Caffeine’s effect on the brain’s adenosine receptors visualized for the first time
Scans allow researchers to study the link between caffeine and neurodegenerative disorders.
Molecular imaging with positron emission tomography (PET) has enabled scientists for the first time to visualize binding sites of caffeine in the living human brain to explore possible positive and negative effects of caffeine consumption. According to research published in the November issue of The Journal of Nuclear Medicine, PET imaging with F-18-8-cyclopentyl-3-(3-fluoropropyl)-1-propylxanthine (F-18-CPFPX) shows that repeated intake of caffeinated beverages throughout a day results in up to 50 percent occupancy of the brain’s A1 adenosine receptors.

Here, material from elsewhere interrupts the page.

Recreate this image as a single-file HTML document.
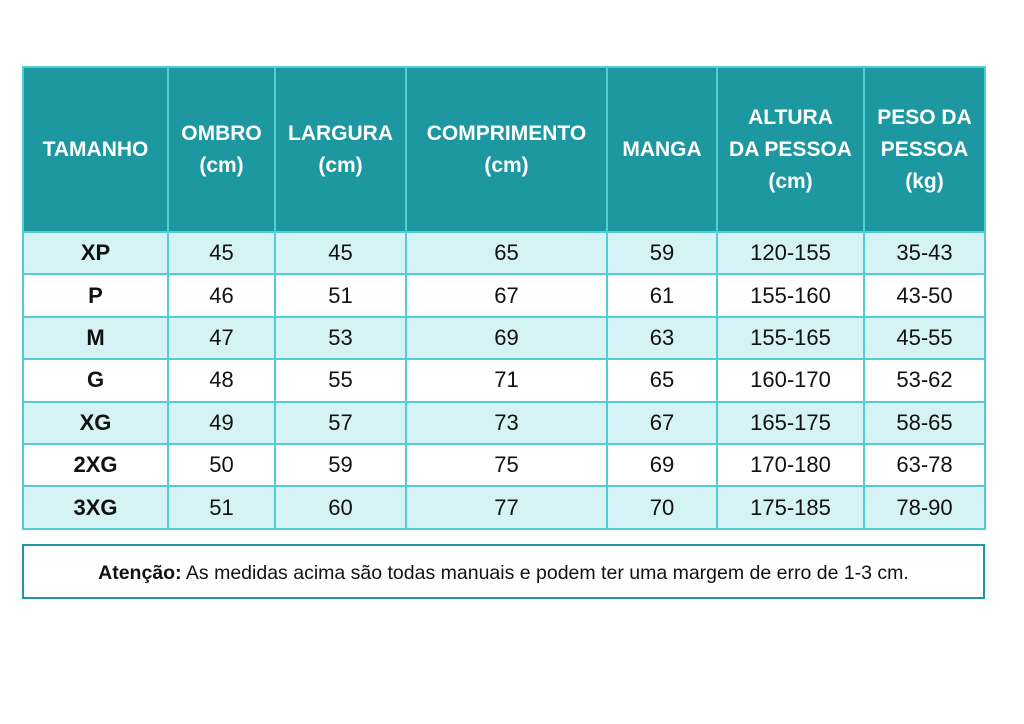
<!DOCTYPE html>
<html><head><style>
body{margin:0;width:1024px;height:724px;background:#fff;font-family:"Liberation Sans","DejaVu Sans",sans-serif;position:relative;overflow:hidden}
table{position:absolute;left:22px;top:66px;border-collapse:collapse;table-layout:fixed}
td{border:2px solid #52cdd5;text-align:center;padding:0;font-size:22px;color:#111}
tr.h td{background:#1e98a0;color:#fff;font-weight:bold;font-size:21px;line-height:32px;height:163px}
tr.r td{height:40.4px}
tr.a td{background:#d5f2f4}
td.s{font-weight:bold}
.note{position:absolute;left:22px;top:544px;width:959px;height:51px;border:2px solid #1e98a0;font-size:19.5px;line-height:55px;text-align:center;color:#111}
</style></head><body>
<table>
<colgroup><col style="width:145px"><col style="width:107px"><col style="width:131px"><col style="width:201px"><col style="width:110px"><col style="width:147px"><col style="width:121px"></colgroup>
<tr class="h"><td>TAMANHO</td><td>OMBRO<br>(cm)</td><td>LARGURA<br>(cm)</td><td>COMPRIMENTO<br>(cm)</td><td>MANGA</td><td>ALTURA<br>DA PESSOA<br>(cm)</td><td>PESO DA<br>PESSOA<br>(kg)</td></tr>
<tr class="r a"><td class="s">XP</td><td>45</td><td>45</td><td>65</td><td>59</td><td>120-155</td><td>35-43</td></tr>
<tr class="r"><td class="s">P</td><td>46</td><td>51</td><td>67</td><td>61</td><td>155-160</td><td>43-50</td></tr>
<tr class="r a"><td class="s">M</td><td>47</td><td>53</td><td>69</td><td>63</td><td>155-165</td><td>45-55</td></tr>
<tr class="r"><td class="s">G</td><td>48</td><td>55</td><td>71</td><td>65</td><td>160-170</td><td>53-62</td></tr>
<tr class="r a"><td class="s">XG</td><td>49</td><td>57</td><td>73</td><td>67</td><td>165-175</td><td>58-65</td></tr>
<tr class="r"><td class="s">2XG</td><td>50</td><td>59</td><td>75</td><td>69</td><td>170-180</td><td>63-78</td></tr>
<tr class="r a"><td class="s">3XG</td><td>51</td><td>60</td><td>77</td><td>70</td><td>175-185</td><td>78-90</td></tr>
</table>
<div class="note"><b>Atenção:</b> As medidas acima são todas manuais e podem ter uma margem de erro de 1-3 cm.</div>
</body></html>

"The effects of caffeine to the human body are generally attributed to the cerebral adenosine receptors. In the human brain the A1 adenosine receptor is the most abundant," said David Elmenhorst, MD, lead author of "Caffeine Occupancy of Human Cerebral A1 Adenosine Receptors: In Vivo Quantification with F-18-CPFPX and PET." "In vitro studies have shown that commonly consumed quantities of caffeine have led to a high A1 adenosine occupancy. Our study aimed to measure the A1 adenosine receptor occupancy with in vivo imaging."